On the morning of Sept. 11, 2001, suicide hijackers representing al-Qaeda flew two American passenger jets into the World Trade Center in New York City, while a third plane struck into the Pentagon in Washington D.C. and a fourth crashed into a field in Pennsylvania, killing close to 3,000 people.
The shocking terrorist attacks posed a different set of challenges for the newly-formed National Imagery and Mapping Agency, later renamed the National Geospatial-Intelligence Agency. The attacks signaled a devastating new kind of threat which came with a brand new set of intelligence questions. To answer these questions, the intelligence, defense and civil communities had to collaborate, not just within agencies, but across agency lines.

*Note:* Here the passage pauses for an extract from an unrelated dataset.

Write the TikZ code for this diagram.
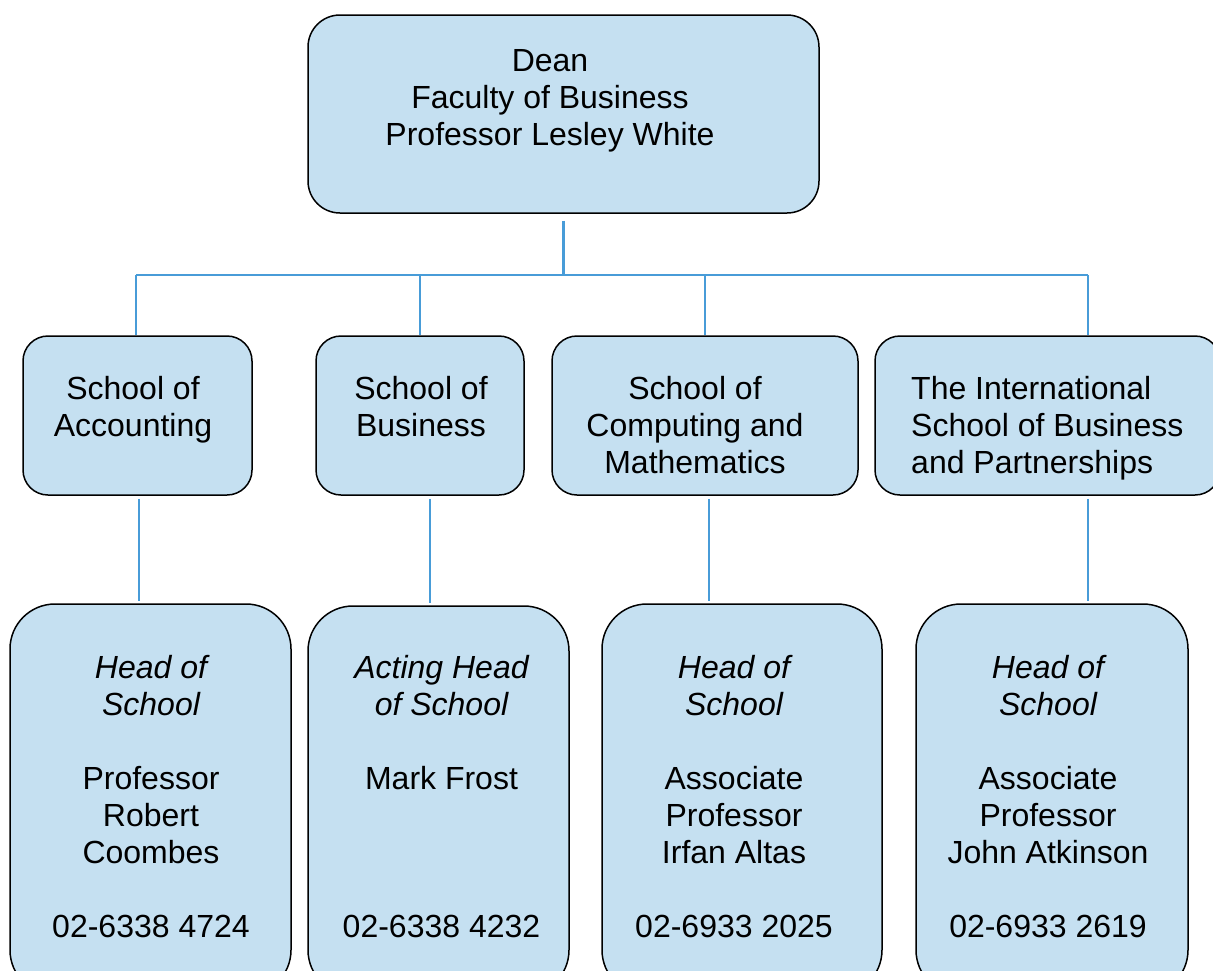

The 9/11 Commission Report emphasized the intelligence community’s responsibility to communicate and share information between federal agencies to ensure the success of the security and defense missions of the nation. For NIMA, the report was a catalyst for progress, spurring the integration of mapping and imagery, and emphasizing wider dissemination for national security.
NIMA responded to this challenge by expanding GEOINT tradecraft, increasing GEOINT analysis and ramping up support to military operations, including deploying our people forward with combat troops and military headquarters. NGA also leaned forward to embed more GEOINT specialists inside partner Intelligence Community, DOD and civil agency organizations.